For a legged delivery robot, classify each of the following nodes as onboard-real-time, onboard-best-effort, or offboard, and justify each from the deadline and staleness arguments of Sections 2 and 3: (a) the balance controller stabilizing the legs; (b) the obstacle detector running a neural network on camera frames; (c) the building-wide route planner; (d) the local pose estimator fusing IMU and joint encoders; (e) the fleet policy that decides which packages to prioritize. State, for each offboard choice, what the robot must do if the network drops, and why that fallback keeps it safe.
Modify Code 34.8.1 so the onboard fixed work $c$ grows (for example, add a heavier onboard filter that raises control from 1.5 ms toward 9 ms) and find the value of $c$ at which the onboard-only regime starts missing the 10 ms deadline. Then, holding $c$ fixed at a safe value, sweep the offboard cost $p_{\text{off}}$ and round-trip $R$ and plot plan staleness in control periods. Identify the staleness at which a robot moving at 1.5 m/s would travel more than 10 cm between plan updates, and argue from your plot what maximum offboard latency is acceptable for that robot.
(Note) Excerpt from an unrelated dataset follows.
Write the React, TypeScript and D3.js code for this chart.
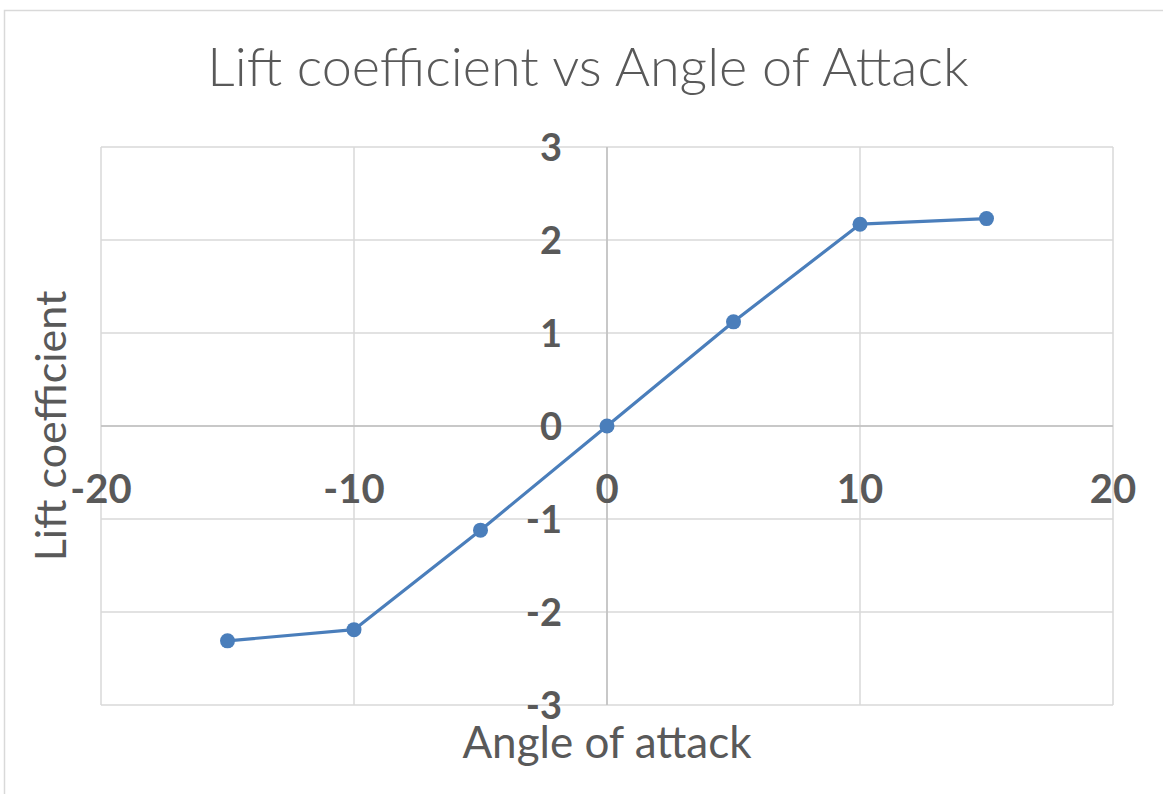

A fleet of 200 robots each streams a lidar scan of 1.5 MB at 10 Hz to a fog SLAM service. Estimate the aggregate uplink bandwidth the fog tier must absorb, and compare it to keeping SLAM onboard (zero network, but a more expensive computer per robot). Suppose moving SLAM offboard lets you replace each robot's compute module with one costing \$400 less, while the fog server and network upgrade cost \$30,000. At what fleet size does offloading pay for itself, ignoring the consistency and freshness benefits? Then argue qualitatively how the shared-map consistency of Section 4 changes the calculation in offloading's favor.